Mistake 2: Ignoring the Rate Difference
Both offset and revolving credit typically come with floating rates. If the floating rate is 1.5% higher than available fixed rates, you need substantial savings in your offset account (or exceptional discipline with revolving credit) to come out ahead. Run the numbers before assuming flexibility equals savings.
Mistake 3: Setting the Wrong Facility Size
With revolving credit, the facility limit matters. Too small, and you lose flexibility. Too large, and you are tempted to use credit you should not. A common approach is to set your revolving credit limit at three to six months of expenses, providing emergency access without creating unnecessary temptation.
Mistake 4: Mixing Investment and Personal Funds
As discussed above, mixing funds creates tax complications and record-keeping nightmares. Keep investment and personal borrowings separate from the start , untangling them later is far more difficult.
Mistake 5: Setting and Forgetting
Your mortgage structure should evolve with your circumstances. The revolving credit facility that worked when you were single and saving aggressively might be wrong once you have children and tighter cash flow. Review your structure at least annually and whenever your circumstances change significantly.

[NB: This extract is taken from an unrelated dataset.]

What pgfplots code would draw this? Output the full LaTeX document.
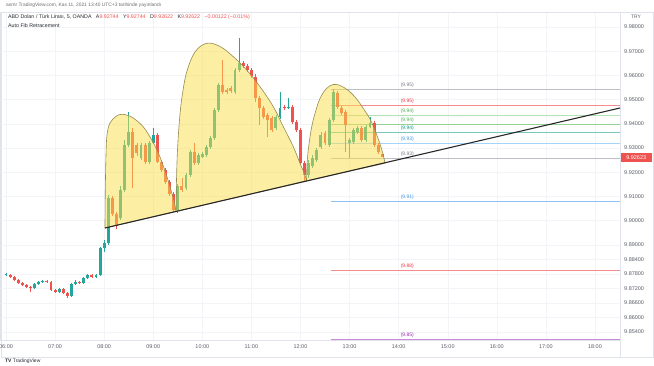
\documentclass[border=0pt]{standalone}
\usepackage{fontspec}
\setmainfont{Liberation Sans}
\usepackage{pgfplots}
\pgfplotsset{compat=1.18}
\usepackage{pgfplotstable}

\definecolor{tvup}{RGB}{38,166,154}
\definecolor{tvdn}{RGB}{239,83,80}
\definecolor{arcfill}{RGB}{250,222,70}
\definecolor{arcline}{RGB}{150,140,80}
\definecolor{trendc}{RGB}{40,40,40}
\definecolor{sepc}{RGB}{224,227,235}
\definecolor{gridc}{RGB}{243,244,248}
\definecolor{axtxt}{RGB}{90,94,104}
\definecolor{txt}{RGB}{40,44,52}
\definecolor{hdr}{RGB}{110,110,115}
\definecolor{fgrey}{RGB}{190,192,198}
\definecolor{fred}{RGB}{246,140,146}
\definecolor{flgreen}{RGB}{180,225,182}
\definecolor{fgreen}{RGB}{150,210,152}
\definecolor{fteal}{RGB}{120,200,185}
\definecolor{flblue}{RGB}{165,212,250}
\definecolor{fblue}{RGB}{140,195,245}
\definecolor{fpurple}{RGB}{200,140,215}
\definecolor{fgreytxt}{RGB}{120,123,134}
\definecolor{fredtxt}{RGB}{242,54,69}
\definecolor{fgreentxt}{RGB}{76,175,80}
\definecolor{ftealtxt}{RGB}{8,153,129}
\definecolor{fbluetxt}{RGB}{66,150,230}
\definecolor{fpurpletxt}{RGB}{156,39,176}

\pgfplotstableread{
t o h l c
6.0000 9.87752 9.87835 9.87711 9.87794
6.5833 9.87215 9.87422 9.87174 9.87380
6.6667 9.87380 9.87504 9.87339 9.87463
6.7500 9.87463 9.87546 9.87422 9.87504
7.0833 9.87050 9.87215 9.87008 9.87174
7.3333 9.86884 9.87422 9.86843 9.87380
7.4167 9.87380 9.87546 9.87339 9.87463
7.5833 9.87422 9.87670 9.87380 9.87628
7.6667 9.87628 9.87794 9.87587 9.87752
7.8333 9.87670 9.87794 9.87628 9.87752
7.9167 9.87752 9.88909 9.87711 9.88868
8.0000 9.88868 9.89198 9.88703 9.89074
8.0833 9.89074 9.91058 9.88992 9.90934
8.3333 9.90108 9.91430 9.90025 9.91265
8.4167 9.91265 9.93331 9.91182 9.93124
8.5000 9.93124 9.94488 9.93041 9.93661
8.7500 9.92587 9.93207 9.92504 9.93124
8.9167 9.92422 9.93289 9.92339 9.93207
9.0000 9.93207 9.93827 9.93165 9.93537
9.5000 9.90438 9.91512 9.90314 9.91430
9.6667 9.91347 9.91967 9.91265 9.91884
9.7500 9.91884 9.92917 9.91802 9.92835
9.9167 9.92380 9.92793 9.92298 9.92711
10.0000 9.92628 9.92835 9.92587 9.92752
10.0833 9.92711 9.93124 9.92628 9.93041
10.1667 9.93041 9.93496 9.92959 9.93413
10.2500 9.93413 9.94653 9.93331 9.94570
10.3333 9.94570 9.95686 9.94488 9.95603
10.6667 9.95314 9.96306 9.95231 9.96223
10.7500 9.96223 9.97546 9.96141 9.96512
11.5000 9.93827 9.94364 9.93744 9.94281
11.5833 9.94281 9.95314 9.94198 9.94653
11.7500 9.94653 9.95066 9.94612 9.94694
12.1667 9.91884 9.92504 9.91760 9.92380
12.2500 9.92256 9.92711 9.92174 9.92587
12.3333 9.92504 9.93000 9.92422 9.92917
12.4167 9.93041 9.93661 9.92959 9.93537
12.5833 9.93124 9.94240 9.93041 9.94157
12.6667 9.94157 9.95430 9.94074 9.95314
13.0000 9.93207 9.93413 9.92570 9.93331
13.0833 9.93248 9.93827 9.93165 9.93744
13.1667 9.93661 9.93909 9.93579 9.93827
13.3333 9.93331 9.93950 9.93248 9.93868
13.4167 9.93868 9.94281 9.93827 9.94033
}\upc

\pgfplotstableread{
t o h l c
6.0833 9.87752 9.87794 9.87628 9.87670
6.1667 9.87670 9.87711 9.87504 9.87546
6.2500 9.87546 9.87587 9.87380 9.87422
6.3333 9.87422 9.87463 9.87298 9.87339
6.4167 9.87339 9.87380 9.87215 9.87256
6.5000 9.87256 9.87298 9.87050 9.87215
6.8333 9.87504 9.87546 9.87422 9.87463
6.9167 9.87463 9.87504 9.87091 9.87132
7.0000 9.87132 9.87174 9.87008 9.87050
7.1667 9.87174 9.87215 9.86967 9.87008
7.2500 9.87008 9.87050 9.86802 9.86884
7.5000 9.87463 9.87504 9.87380 9.87422
7.7500 9.87752 9.87794 9.87628 9.87670
8.1667 9.90934 9.91017 9.90190 9.90273
8.2500 9.90273 9.90355 9.89653 9.89777
8.5833 9.93661 9.93827 9.91347 9.92587
8.6667 9.93124 9.93207 9.92670 9.92793
8.8333 9.93124 9.93207 9.92339 9.92422
9.0833 9.93537 9.93620 9.92380 9.92422
9.1667 9.92422 9.92504 9.92008 9.92091
9.2500 9.92091 9.92174 9.91512 9.91595
9.3333 9.91595 9.91678 9.91017 9.91099
9.4167 9.91099 9.91182 9.90355 9.90438
9.5833 9.91430 9.91760 9.91182 9.91265
9.8333 9.92835 9.93207 9.92298 9.92380
10.4167 9.95603 9.96636 9.95231 9.95314
10.5000 9.95397 9.95479 9.95231 9.95314
10.5833 9.95479 9.95562 9.95273 9.95355
10.8333 9.96512 9.96595 9.96306 9.96388
10.9167 9.96388 9.96471 9.96141 9.96223
11.0000 9.96223 9.96306 9.95893 9.95975
11.0833 9.95934 9.96058 9.94901 9.95066
11.1667 9.95066 9.95149 9.93950 9.94653
11.2500 9.94653 9.94736 9.94198 9.94281
11.3333 9.94364 9.94446 9.93455 9.94157
11.4167 9.94240 9.94322 9.93661 9.93744
11.6667 9.94694 9.94777 9.94570 9.94653
11.8333 9.94694 9.94777 9.93992 9.94074
11.9167 9.94074 9.94157 9.93661 9.93744
12.0000 9.93744 9.93827 9.92298 9.92380
12.0833 9.92380 9.92463 9.91636 9.91884
12.5000 9.93620 9.93703 9.93124 9.93207
12.7500 9.95273 9.95355 9.94612 9.94694
12.8333 9.94653 9.94736 9.94364 9.94446
12.9167 9.94488 9.94570 9.92835 9.93950
13.2500 9.93827 9.93909 9.93248 9.93331
13.5000 9.94033 9.94116 9.93041 9.93124
13.5833 9.93124 9.93207 9.92752 9.92835
13.6667 9.92744 9.92744 9.92622 9.92622
}\dnc

\newcommand{\fs}[1]{\fontsize{#1}{#1}\selectfont}

\begin{document}
\begin{tikzpicture}
\useasboundingbox (0,0) rectangle (654bp,366bp);
\fill[white] (0,0) rectangle (654bp,366bp);
\draw[sepc, line width=0.5bp] (1bp,9bp) rectangle (653bp,354bp);
\draw[sepc, line width=0.5bp] (620bp,9bp) -- (620bp,26bp);
\begin{axis}[
  at={(0bp,26bp)}, anchor=south west,
  width=620bp, height=328bp, scale only axis,
  xmin=5.8778, xmax=18.5102, ymin=9.850662, ymax=9.986198,
  axis line style={draw=sepc, line width=0.5bp},
  xtick={6,7,...,18},
  xticklabels={06:00,07:00,08:00,09:00,10:00,11:00,12:00,13:00,14:00,15:00,16:00,17:00,18:00},
  ytick={9.854,9.86,9.866,9.872,9.878,9.884,9.89,9.9,9.91,9.92,9.93,9.94,9.95,9.96,9.97,9.98},
  yticklabel pos=right,
  yticklabel={\pgfmathprintnumber[fixed,fixed zerofill,precision=5,assume math mode=true]{\tick}},
  y tick label style={anchor=west, xshift=4bp, inner sep=0pt, font=\fs{5.5}, text=axtxt},
  x tick label style={anchor=north, yshift=-4.5bp, inner sep=0pt, font=\fs{5.5}, text=axtxt},
  tick style={draw=none},
  grid=major, major grid style={draw=gridc, line width=0.4bp},
  candle/.style={draw=none, mark=none, error bars/.cd, y dir=minus, y explicit, error mark=none},
  fib/.style={draw=#1, line width=0.45bp, mark=none},
]
% Fibonacci levels
\addplot[fib=fgrey] coordinates {(12.62,9.95430) (18.5102,9.95430)};
\addplot[fib=fred] coordinates {(12.62,9.94755) (18.5102,9.94755)};
\addplot[fib=flgreen] coordinates {(12.62,9.94337) (18.5102,9.94337)};
\addplot[fib=fgreen] coordinates {(12.62,9.94000) (18.5102,9.94000)};
\addplot[fib=fteal] coordinates {(12.62,9.93663) (18.5102,9.93663)};
\addplot[fib=flblue] coordinates {(12.62,9.93182) (18.5102,9.93182)};
\addplot[fib=fgrey] coordinates {(12.62,9.92570) (18.5102,9.92570)};
\addplot[fib=fblue] coordinates {(12.62,9.90803) (18.5102,9.90803)};
\addplot[fib=fred] coordinates {(12.62,9.87943) (18.5102,9.87943)};
\addplot[fib=fpurple] coordinates {(12.62,9.85083) (18.5102,9.85083)};
% candles: wicks
\addplot[candle, error bar style={draw=tvup, line width=0.7bp}]
  table[x=t, y=h, y error minus expr=\thisrow{h}-\thisrow{l}] {\upc};
\addplot[candle, error bar style={draw=tvdn, line width=0.7bp}]
  table[x=t, y=h, y error minus expr=\thisrow{h}-\thisrow{l}] {\dnc};
% candles: bodies
\addplot[candle, error bar style={draw=tvup, line width=2.9bp}]
  table[x=t, y=c, y error minus expr=\thisrow{c}-\thisrow{o}] {\upc};
\addplot[candle, error bar style={draw=tvdn, line width=2.9bp}]
  table[x=t, y=o, y error minus expr=\thisrow{o}-\thisrow{c}] {\dnc};
% arcs
\addplot[draw=arcline, line width=0.6bp, fill=arcfill, fill opacity=0.5, smooth, tension=0.6, mark=none] coordinates {
(8.0171,9.89694) (8.0232,9.91265) (8.0375,9.92711) (8.0579,9.93537) (8.1190,9.94033) (8.2514,9.94322) (8.3635,9.94393) (8.4857,9.94343) (8.6080,9.94219) (8.7914,9.93889) (8.9340,9.93455) (9.0359,9.93083) (9.1378,9.92628) (9.2193,9.92174) (9.3007,9.91678) (9.3721,9.91182) (9.4332,9.90727) (9.4637,9.90376)} -- cycle;
\addplot[draw=arcline, line width=0.6bp, fill=arcfill, fill opacity=0.5, smooth, tension=0.6, mark=none] coordinates {
(9.4637,9.90376) (9.4739,9.91678) (9.4943,9.92917) (9.5350,9.94157) (9.5860,9.95108) (9.6818,9.96141) (9.8509,9.96967) (10.0892,9.97327) (10.3602,9.97194) (10.6312,9.96773) (10.9042,9.96223) (11.1752,9.95533) (11.4462,9.94707) (11.6500,9.93880) (11.8537,9.93054) (11.9902,9.92368) (12.0819,9.91926) (12.1226,9.91645)} -- cycle;
\addplot[draw=arcline, line width=0.6bp, fill=arcfill, fill opacity=0.5, smooth, tension=0.6, mark=none] coordinates {
(12.1226,9.91645) (12.1328,9.92298) (12.1634,9.93000) (12.2245,9.93827) (12.2958,9.94426) (12.3977,9.95046) (12.5302,9.95459) (12.6687,9.95624) (12.8052,9.95583) (12.9743,9.95376) (13.1455,9.95025) (13.2800,9.94632) (13.4165,9.94198) (13.5183,9.93723) (13.6100,9.93227) (13.6813,9.92752) (13.7221,9.92372)} -- cycle;
% trend line
\addplot[trendc, line width=1.1bp, mark=none] coordinates {(8.0171,9.89694) (18.5102,9.94653)};
% fib labels
\begin{scope}[every node/.style={anchor=south west, inner sep=0pt, font=\fs{5}, yshift=1.5bp}]
\node[text=fgreytxt] at (axis cs:14.04,9.95430) {(9.95)};
\node[text=fredtxt] at (axis cs:14.04,9.94755) {(9.95)};
\node[text=fgreentxt] at (axis cs:14.04,9.94337) {(9.94)};
\node[text=fgreentxt] at (axis cs:14.04,9.94000) {(9.94)};
\node[text=ftealtxt] at (axis cs:14.04,9.93663) {(9.94)};
\node[text=fbluetxt] at (axis cs:14.04,9.93182) {(9.93)};
\node[text=fgreytxt] at (axis cs:14.04,9.92570) {(9.93)};
\node[text=fbluetxt] at (axis cs:14.04,9.90803) {(9.91)};
\node[text=fredtxt] at (axis cs:14.04,9.87943) {(9.88)};
\node[text=fpurpletxt] at (axis cs:14.04,9.85083) {(9.85)};
\end{scope}
\coordinate (lastp) at (axis cs:18.5102,9.92623);
\end{axis}
\node[anchor=west, fill=tvdn, text=white, inner sep=0pt, minimum width=31bp, minimum height=9bp, font=\fs{5.5}] at ([xshift=0.5bp]lastp) {9.92623};
\node[anchor=west, inner sep=0pt, font=\fs{4.9}, text=hdr] at (6bp,361bp) {asrnr TradingView.com, Kas 11, 2021 13:40 UTC+3 tarihinde yayınlandı};
\node[anchor=west, inner sep=0pt, font=\fs{5.3}, text=txt] at (8bp,349bp) {ABD Doları / Türk Lirası, 5, OANDA\hspace{3bp} A\textcolor{tvdn}{9.92744}\hspace{3bp} Y\textcolor{tvdn}{9.92744}\hspace{3bp} D\textcolor{tvdn}{9.92622}\hspace{3bp} K\textcolor{tvdn}{9.92622}\hspace{3bp} \textcolor{tvdn}{−0.00122 (−0.01\%)}};
\node[anchor=west, inner sep=0pt, font=\fs{5.3}, text=txt] at (8bp,340bp) {Auto Fib Retracement};
\node[inner sep=0pt, font=\fs{5}, text=axtxt] at (636bp,349bp) {TRY};
\node[anchor=west, inner sep=0pt, font=\fs{5}, text=txt] at (5bp,4.5bp) {\textbf{TV} TradingView};
\end{tikzpicture}
\end{document}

A Practical Example: Structuring a $700,000 Mortgage
Let us look at how a typical New Zealand homeowner might structure a $700,000 mortgage using these tools:
Sample Structure:
- $250,000 fixed for 2 years , provides certainty on a significant portion
- $300,000 fixed for 3 years , hedges against rate movements
- $100,000 revolving credit , for everyday banking and extra payments
- $50,000 floating , additional flexibility without revolving credit temptation
This structure provides certainty on 80% of the loan while maintaining flexibility on 20%. The revolving credit portion handles everyday cash flow, while the small floating portion provides a place for larger lump-sum payments without the behavioural risks of a larger revolving facility.
Alternatively, a disciplined borrower might opt for a larger revolving credit portion ($150,000-$200,000), while someone concerned about temptation might skip revolving credit entirely in favour of a floating rate with an offset account.
Getting Professional Advice
The decision between offset accounts and revolving credit is important, but it is just one piece of your overall mortgage strategy. A good mortgage adviser can help you understand which products are available from which lenders, model the actual cost differences based on your circumstances, structure your loan to achieve your specific goals, and ensure your structure remains optimal as circumstances change.
Tax implications, particularly for property investors, add another layer of complexity where professional advice is valuable. An accountant familiar with property investment can help you structure your borrowings to maximise legitimate tax benefits while staying on the right side of Inland Revenue.
The Bottom Line
Neither offset accounts nor revolving credit facilities are universally better. The right choice depends on your financial habits, income pattern, investment plans, and the specific products available from your preferred lender.
For most New Zealand homeowners, a hybrid approach works well: the bulk of your mortgage on fixed rates for certainty, with a smaller flexible portion (whether offset, revolving credit, or simple floating) to absorb extra payments and provide emergency access. The exact split depends on your personal circumstances and tolerance for risk.
What matters most is choosing a structure that matches how you actually behave with money, not how you aspire to behave. A simpler structure that you stick to will always outperform a sophisticated strategy that falls apart because it does not match your habits.
Take the time to understand your options, be honest about your tendencies, and build a mortgage structure that helps you reach your goals , whether that is paying off your home faster, maintaining flexibility, or optimising your tax position as a property investor.